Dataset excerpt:

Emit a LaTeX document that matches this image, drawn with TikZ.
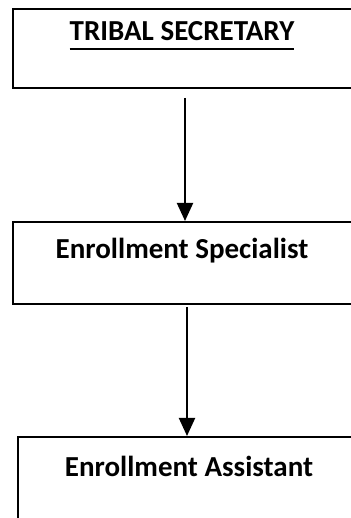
\documentclass[tikz,border=0pt]{standalone}
\usepackage{fontspec}
\setmainfont{Carlito}
\usetikzlibrary{arrows.meta}

\begin{document}
\begin{tikzpicture}[x=1pt,y=1pt]
\tikzset{box/.style={draw,line width=2pt,inner sep=0pt,anchor=north west},
  title/.style={font=\fontsize{29}{34}\selectfont\bfseries,anchor=base,inner sep=0pt},
  link/.style={line width=2pt,-{Triangle[length=18pt,width=16pt]}}}
\useasboundingbox (0,0) rectangle (350,518);

\node[box,minimum width=340pt,minimum height=79pt] (secretary) at (12,510) {};
\node[title] (secretarytext) at (182,477) {TRIBAL SECRETARY};
\draw[line width=2.2pt] ([yshift=-8pt]secretarytext.base west) -- ([yshift=-8pt]secretarytext.base east);

\node[box,minimum width=340pt,minimum height=82pt] (specialist) at (12,297) {};
\node[title] (specialisttext) at (182,259) {Enrollment Specialist};

\node[box,minimum width=345pt,minimum height=100pt] (assistant) at (17,82) {};
\node[title] (assistanttext) at (189,41) {Enrollment Assistant};

\draw[link] ([xshift=2pt,yshift=-9pt]secretary.south) coordinate (s1) -- (s1 |- specialist.north);
\draw[link] ([xshift=4pt,yshift=-2pt]specialist.south) coordinate (s2) -- (s2 |- assistant.north);
\end{tikzpicture}
\end{document}
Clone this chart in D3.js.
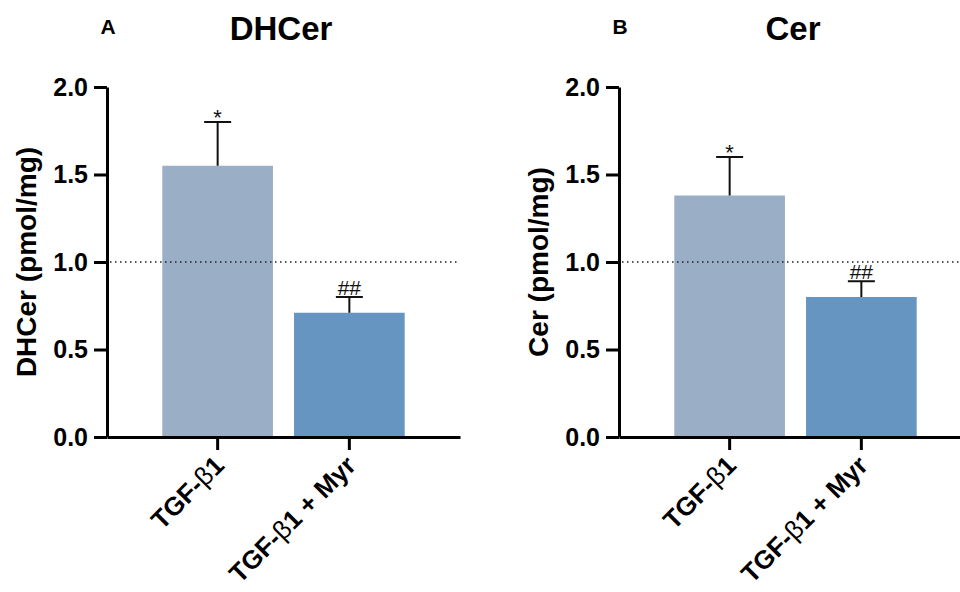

== TASK PROMPT ==
Starting at the first line of the material, output exactly the lines up to and including the one with "(specialisttext) at (182,259)". Do not include the pictures.

== EXERCISE OUTPUT ==
Emit a LaTeX document that matches this image, drawn with TikZ.
\documentclass[tikz,border=0pt]{standalone}
\usepackage{fontspec}
\setmainfont{Carlito}
\usetikzlibrary{arrows.meta}

\begin{document}
\begin{tikzpicture}[x=1pt,y=1pt]
\tikzset{box/.style={draw,line width=2pt,inner sep=0pt,anchor=north west},
  title/.style={font=\fontsize{29}{34}\selectfont\bfseries,anchor=base,inner sep=0pt},
  link/.style={line width=2pt,-{Triangle[length=18pt,width=16pt]}}}
\useasboundingbox (0,0) rectangle (350,518);

\node[box,minimum width=340pt,minimum height=79pt] (secretary) at (12,510) {};
\node[title] (secretarytext) at (182,477) {TRIBAL SECRETARY};
\draw[line width=2.2pt] ([yshift=-8pt]secretarytext.base west) -- ([yshift=-8pt]secretarytext.base east);

\node[box,minimum width=340pt,minimum height=82pt] (specialist) at (12,297) {};
\node[title] (specialisttext) at (182,259) {Enrollment Specialist};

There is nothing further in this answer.